Die nach 2018 von Bischöfen selbst eingesetzten Gutachter sowie ehrenamtlich operierende Aufarbeitungsgremien, die in einzelnen Bistümern berufen wurden, bemühen sich redlich. Doch scheitern sie an den Bedingungen, unter denen sie arbeiten sollen. Letztlich entscheidet der Auftraggeber, welche Unterlagen er den Gutachtern zugänglich macht. Ob dabei absichtlich oder versehentlich Informationen vorenthalten werden, ist letztlich zweitrangig. Oder die Veröffentlichung der Ergebnisse wird gleich ganz unterbunden, wenn sie den bischöflichen Auftraggebern nicht gefallen. Anstelle konkreter Verantwortungsübernahme ist nun oft „das System“ Schuld.

Das Misstrauen der Betroffenen und der Öffentlichkeit nimmt zu. Die jüngsten Vorgänge um den Essener Kardinal Hengsbach haben gezeigt, dass auch nach 2010 weiterhin Akten zwischen Bistümern hin und her geschoben werden. Die von der MHG-Studie belegte systematische Praxis des Versetzens auch zwischen Bistümern und über Landesgrenzen hinweg, behindert weiterhin die Aufklärung, weil ein bistumsübergreifender Ansatz fehlt. Dass zum umfassenden Täterschutzprogramm auch der Transfer in Länder des globalen Südens gehörte, ist ebenfalls nur in Ansätzen untersucht.

Die unzureichende Aufklärung belastet die Glaubwürdigkeit des Rechtsstaates. Tausende von Verbrechen bleiben durch die inzwischen eingetretene Verjährung strafrechtlich ungesühnt. Die Täter profitieren weiterhin von der Anonymität.  Ihre Netzwerke werden nicht offengelegt. Vor allem aber bleibt das von uns sogenannte „zweite Verbrechen“ unaufgeklärt: Die systematische Verschleierung und der aktive Täterschutz durch Bischöfe und Verantwortliche.  Stattdessen entsteht ein Flickenteppich an Untersuchungen, hinter der die Verantwortung verschwindet.

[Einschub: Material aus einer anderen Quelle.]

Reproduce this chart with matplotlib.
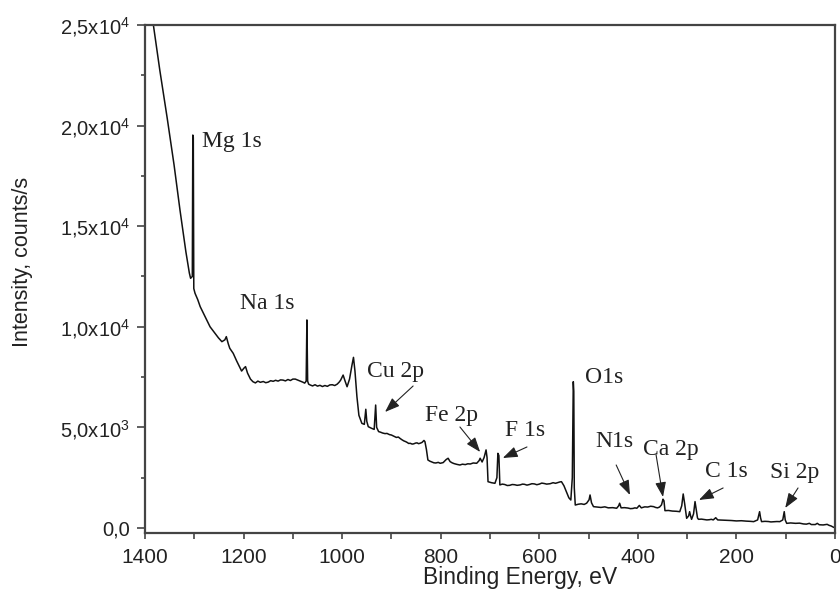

Das gilt auch für die Begünstigung durch die Justiz, die lange Zeit nicht so genau hingeschaut hat, wenn es um kirchliche Verbrecher ging.

Wir erneuern daher unsere Forderung an die Parlamente in Bund und Ländern: Nehmen sie ihre Verantwortung an, setzen sie unabhängige Untersuchungskommissionen ein, die kirchlichen Akten direkt untersuchen und Betroffene sowie Zeitzeugen und Zeitzeuginnen anhören!

Auch wenn immer mehr Opfer den Tag nicht mehr erleben werden, noch ist es nicht zu spät: Die Aufklärung von tausenden Verbrechen an Kindern durch Kleriker und der systematische Schutz der Täter durch Verantwortliche der katholischen Kirche kann noch gelingen.